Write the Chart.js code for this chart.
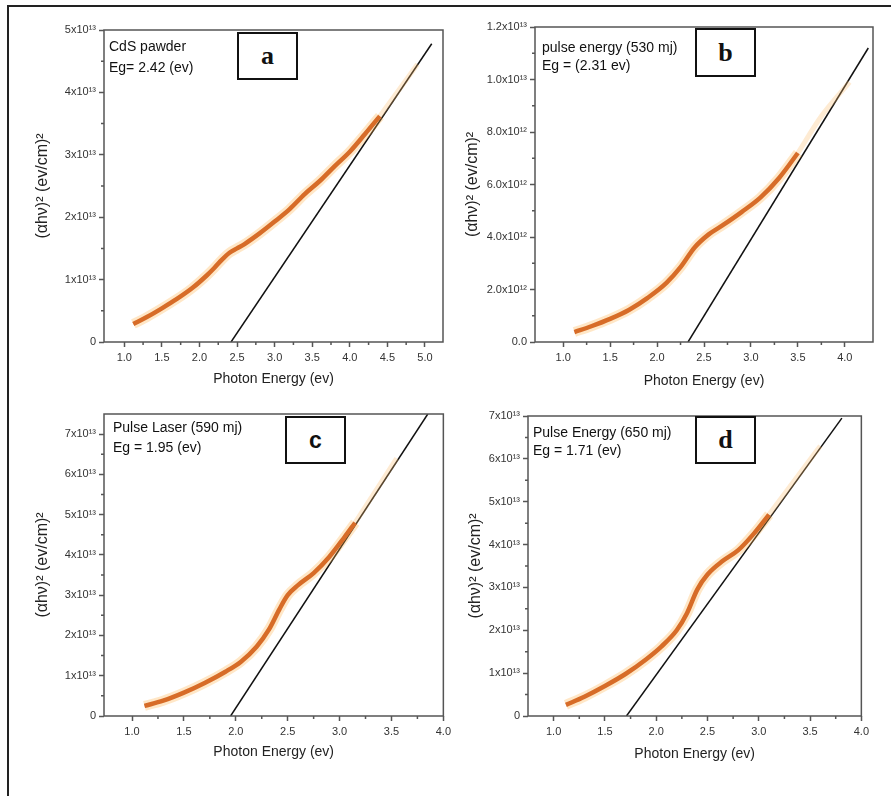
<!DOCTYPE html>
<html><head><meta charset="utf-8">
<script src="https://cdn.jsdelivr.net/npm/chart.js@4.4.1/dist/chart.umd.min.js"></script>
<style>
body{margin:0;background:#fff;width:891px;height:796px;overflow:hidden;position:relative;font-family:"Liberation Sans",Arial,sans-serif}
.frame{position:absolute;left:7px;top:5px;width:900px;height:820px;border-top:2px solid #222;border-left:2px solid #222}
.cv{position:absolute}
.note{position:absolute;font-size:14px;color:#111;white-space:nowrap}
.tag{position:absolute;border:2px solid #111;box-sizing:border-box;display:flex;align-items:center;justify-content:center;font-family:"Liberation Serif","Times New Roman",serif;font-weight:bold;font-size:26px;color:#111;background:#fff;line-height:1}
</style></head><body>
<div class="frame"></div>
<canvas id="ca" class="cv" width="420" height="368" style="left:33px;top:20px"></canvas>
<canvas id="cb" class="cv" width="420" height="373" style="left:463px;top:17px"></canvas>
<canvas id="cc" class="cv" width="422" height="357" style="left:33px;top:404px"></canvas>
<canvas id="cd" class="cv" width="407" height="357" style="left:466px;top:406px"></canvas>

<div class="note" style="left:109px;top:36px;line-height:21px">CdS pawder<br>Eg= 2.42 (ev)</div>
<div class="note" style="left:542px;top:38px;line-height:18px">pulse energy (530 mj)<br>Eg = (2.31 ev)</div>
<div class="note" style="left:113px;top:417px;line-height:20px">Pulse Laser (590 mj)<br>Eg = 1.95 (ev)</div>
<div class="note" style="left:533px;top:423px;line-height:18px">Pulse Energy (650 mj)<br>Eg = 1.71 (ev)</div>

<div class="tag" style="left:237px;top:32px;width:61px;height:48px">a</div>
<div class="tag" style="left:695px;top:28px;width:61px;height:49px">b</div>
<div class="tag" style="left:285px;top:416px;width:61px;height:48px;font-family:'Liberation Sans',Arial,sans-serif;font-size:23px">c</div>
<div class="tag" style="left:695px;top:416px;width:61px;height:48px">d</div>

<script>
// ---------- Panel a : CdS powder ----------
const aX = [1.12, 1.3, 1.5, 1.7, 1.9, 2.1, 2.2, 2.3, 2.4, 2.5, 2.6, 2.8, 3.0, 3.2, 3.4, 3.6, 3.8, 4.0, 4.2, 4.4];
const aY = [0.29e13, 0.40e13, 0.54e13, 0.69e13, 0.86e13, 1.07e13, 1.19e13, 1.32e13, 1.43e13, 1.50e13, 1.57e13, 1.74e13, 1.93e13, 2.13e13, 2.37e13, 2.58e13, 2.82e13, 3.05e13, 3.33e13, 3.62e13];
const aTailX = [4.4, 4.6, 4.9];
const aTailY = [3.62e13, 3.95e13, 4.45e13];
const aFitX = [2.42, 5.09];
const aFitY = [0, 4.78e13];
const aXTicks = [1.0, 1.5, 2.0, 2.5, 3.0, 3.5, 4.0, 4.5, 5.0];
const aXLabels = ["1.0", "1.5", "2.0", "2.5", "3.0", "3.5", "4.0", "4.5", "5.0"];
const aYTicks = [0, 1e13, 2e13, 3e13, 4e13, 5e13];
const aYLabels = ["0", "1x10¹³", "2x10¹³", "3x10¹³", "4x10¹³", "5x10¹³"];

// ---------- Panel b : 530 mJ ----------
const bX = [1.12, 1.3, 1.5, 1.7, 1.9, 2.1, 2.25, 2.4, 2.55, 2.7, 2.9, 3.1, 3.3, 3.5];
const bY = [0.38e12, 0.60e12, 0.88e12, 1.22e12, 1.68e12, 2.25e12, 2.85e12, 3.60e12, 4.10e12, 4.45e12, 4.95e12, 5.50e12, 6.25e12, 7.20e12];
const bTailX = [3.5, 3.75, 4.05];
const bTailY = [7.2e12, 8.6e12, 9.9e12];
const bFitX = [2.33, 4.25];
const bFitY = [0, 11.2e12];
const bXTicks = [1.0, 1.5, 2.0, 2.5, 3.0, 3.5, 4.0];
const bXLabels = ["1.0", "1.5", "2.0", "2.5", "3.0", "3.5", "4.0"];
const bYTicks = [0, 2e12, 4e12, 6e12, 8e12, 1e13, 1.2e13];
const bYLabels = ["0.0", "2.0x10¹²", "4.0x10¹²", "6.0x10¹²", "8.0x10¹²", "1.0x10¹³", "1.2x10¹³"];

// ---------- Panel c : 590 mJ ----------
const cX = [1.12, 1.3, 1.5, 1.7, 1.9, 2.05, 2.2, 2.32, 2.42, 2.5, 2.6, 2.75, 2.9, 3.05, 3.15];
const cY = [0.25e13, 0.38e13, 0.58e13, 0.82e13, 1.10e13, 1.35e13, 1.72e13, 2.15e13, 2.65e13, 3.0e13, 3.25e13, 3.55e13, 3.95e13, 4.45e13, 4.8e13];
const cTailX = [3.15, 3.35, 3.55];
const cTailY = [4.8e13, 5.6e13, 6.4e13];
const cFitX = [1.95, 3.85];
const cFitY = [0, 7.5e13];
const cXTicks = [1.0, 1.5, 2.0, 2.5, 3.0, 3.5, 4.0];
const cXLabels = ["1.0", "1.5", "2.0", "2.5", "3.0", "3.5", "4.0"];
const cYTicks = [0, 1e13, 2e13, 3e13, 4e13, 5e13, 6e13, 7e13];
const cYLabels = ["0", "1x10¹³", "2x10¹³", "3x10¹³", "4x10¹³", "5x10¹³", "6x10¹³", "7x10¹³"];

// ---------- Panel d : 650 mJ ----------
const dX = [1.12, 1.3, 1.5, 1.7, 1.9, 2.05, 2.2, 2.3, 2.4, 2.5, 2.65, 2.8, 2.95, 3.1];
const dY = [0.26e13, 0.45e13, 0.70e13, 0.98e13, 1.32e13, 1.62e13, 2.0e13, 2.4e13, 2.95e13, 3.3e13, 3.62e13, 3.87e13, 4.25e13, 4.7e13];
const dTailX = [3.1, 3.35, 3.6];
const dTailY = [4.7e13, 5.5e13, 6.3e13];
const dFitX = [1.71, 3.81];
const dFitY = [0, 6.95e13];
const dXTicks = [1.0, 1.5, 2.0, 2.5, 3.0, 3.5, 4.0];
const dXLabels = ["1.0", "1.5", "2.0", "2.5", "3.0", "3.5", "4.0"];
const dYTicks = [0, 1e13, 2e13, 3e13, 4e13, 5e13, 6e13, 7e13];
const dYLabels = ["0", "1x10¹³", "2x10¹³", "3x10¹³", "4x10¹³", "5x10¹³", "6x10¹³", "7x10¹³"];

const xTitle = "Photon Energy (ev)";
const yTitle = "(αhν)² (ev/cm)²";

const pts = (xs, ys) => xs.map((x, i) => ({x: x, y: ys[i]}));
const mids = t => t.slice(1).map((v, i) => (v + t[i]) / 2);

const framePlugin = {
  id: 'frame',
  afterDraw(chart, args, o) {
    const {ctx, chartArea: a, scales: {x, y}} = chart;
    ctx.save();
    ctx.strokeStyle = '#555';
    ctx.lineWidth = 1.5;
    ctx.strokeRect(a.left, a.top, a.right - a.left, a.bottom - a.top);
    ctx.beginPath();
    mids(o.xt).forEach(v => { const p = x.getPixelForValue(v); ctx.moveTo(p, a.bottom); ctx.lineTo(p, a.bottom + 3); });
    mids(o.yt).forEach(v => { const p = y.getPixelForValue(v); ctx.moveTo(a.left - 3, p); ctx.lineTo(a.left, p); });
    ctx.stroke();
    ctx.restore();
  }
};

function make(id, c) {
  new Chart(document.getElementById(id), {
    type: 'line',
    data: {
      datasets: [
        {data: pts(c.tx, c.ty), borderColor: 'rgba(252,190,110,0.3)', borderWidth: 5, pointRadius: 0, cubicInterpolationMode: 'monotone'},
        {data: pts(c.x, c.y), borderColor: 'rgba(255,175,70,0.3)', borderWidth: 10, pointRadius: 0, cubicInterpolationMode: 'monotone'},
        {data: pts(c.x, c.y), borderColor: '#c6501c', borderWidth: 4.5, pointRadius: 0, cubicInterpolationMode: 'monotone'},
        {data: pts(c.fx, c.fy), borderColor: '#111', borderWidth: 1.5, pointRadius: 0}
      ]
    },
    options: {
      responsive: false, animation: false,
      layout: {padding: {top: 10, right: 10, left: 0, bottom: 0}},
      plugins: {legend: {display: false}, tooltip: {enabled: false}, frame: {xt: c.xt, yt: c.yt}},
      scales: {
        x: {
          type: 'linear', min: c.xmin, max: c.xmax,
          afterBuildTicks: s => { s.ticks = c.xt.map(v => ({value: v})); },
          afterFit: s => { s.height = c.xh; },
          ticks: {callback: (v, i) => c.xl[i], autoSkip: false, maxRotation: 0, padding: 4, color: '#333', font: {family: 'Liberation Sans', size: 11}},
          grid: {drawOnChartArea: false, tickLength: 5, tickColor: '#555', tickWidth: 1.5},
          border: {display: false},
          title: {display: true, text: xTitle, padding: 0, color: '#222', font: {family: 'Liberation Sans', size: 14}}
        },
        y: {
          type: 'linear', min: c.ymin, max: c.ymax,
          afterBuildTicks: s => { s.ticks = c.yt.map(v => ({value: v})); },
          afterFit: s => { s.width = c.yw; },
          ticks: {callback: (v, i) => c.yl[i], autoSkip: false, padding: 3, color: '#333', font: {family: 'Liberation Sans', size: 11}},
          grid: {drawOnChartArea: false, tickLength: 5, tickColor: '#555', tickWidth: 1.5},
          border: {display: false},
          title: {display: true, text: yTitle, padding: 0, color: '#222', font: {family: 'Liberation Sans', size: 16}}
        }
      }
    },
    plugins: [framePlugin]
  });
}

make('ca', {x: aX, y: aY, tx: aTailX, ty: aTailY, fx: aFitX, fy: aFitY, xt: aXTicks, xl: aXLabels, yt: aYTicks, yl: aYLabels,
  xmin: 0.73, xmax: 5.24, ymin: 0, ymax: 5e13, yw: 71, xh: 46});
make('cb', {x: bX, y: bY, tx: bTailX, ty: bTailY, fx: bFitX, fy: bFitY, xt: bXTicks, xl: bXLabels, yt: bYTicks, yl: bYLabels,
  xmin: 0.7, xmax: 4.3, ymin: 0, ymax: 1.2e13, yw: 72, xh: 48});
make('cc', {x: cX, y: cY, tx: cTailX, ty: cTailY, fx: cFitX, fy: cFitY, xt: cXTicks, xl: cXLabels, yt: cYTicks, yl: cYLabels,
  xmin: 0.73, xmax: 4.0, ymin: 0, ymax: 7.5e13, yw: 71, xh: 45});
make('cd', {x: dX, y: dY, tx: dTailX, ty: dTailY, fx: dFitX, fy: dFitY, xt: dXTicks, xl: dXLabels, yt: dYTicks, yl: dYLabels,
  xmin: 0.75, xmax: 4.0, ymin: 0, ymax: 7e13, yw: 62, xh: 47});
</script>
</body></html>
^^^^^^^^
● **Exercise**
Print the data above verbatim from the first line through the line holding "mj)<br>Eg = 1.71 (ev)</div>", leaving every picture out.

● **Answer for this exercise**
Write the Chart.js code for this chart.
<!DOCTYPE html>
<html><head><meta charset="utf-8">
<script src="https://cdn.jsdelivr.net/npm/chart.js@4.4.1/dist/chart.umd.min.js"></script>
<style>
body{margin:0;background:#fff;width:891px;height:796px;overflow:hidden;position:relative;font-family:"Liberation Sans",Arial,sans-serif}
.frame{position:absolute;left:7px;top:5px;width:900px;height:820px;border-top:2px solid #222;border-left:2px solid #222}
.cv{position:absolute}
.note{position:absolute;font-size:14px;color:#111;white-space:nowrap}
.tag{position:absolute;border:2px solid #111;box-sizing:border-box;display:flex;align-items:center;justify-content:center;font-family:"Liberation Serif","Times New Roman",serif;font-weight:bold;font-size:26px;color:#111;background:#fff;line-height:1}
</style></head><body>
<div class="frame"></div>
<canvas id="ca" class="cv" width="420" height="368" style="left:33px;top:20px"></canvas>
<canvas id="cb" class="cv" width="420" height="373" style="left:463px;top:17px"></canvas>
<canvas id="cc" class="cv" width="422" height="357" style="left:33px;top:404px"></canvas>
<canvas id="cd" class="cv" width="407" height="357" style="left:466px;top:406px"></canvas>

<div class="note" style="left:109px;top:36px;line-height:21px">CdS pawder<br>Eg= 2.42 (ev)</div>
<div class="note" style="left:542px;top:38px;line-height:18px">pulse energy (530 mj)<br>Eg = (2.31 ev)</div>
<div class="note" style="left:113px;top:417px;line-height:20px">Pulse Laser (590 mj)<br>Eg = 1.95 (ev)</div>
<div class="note" style="left:533px;top:423px;line-height:18px">Pulse Energy (650 mj)<br>Eg = 1.71 (ev)</div>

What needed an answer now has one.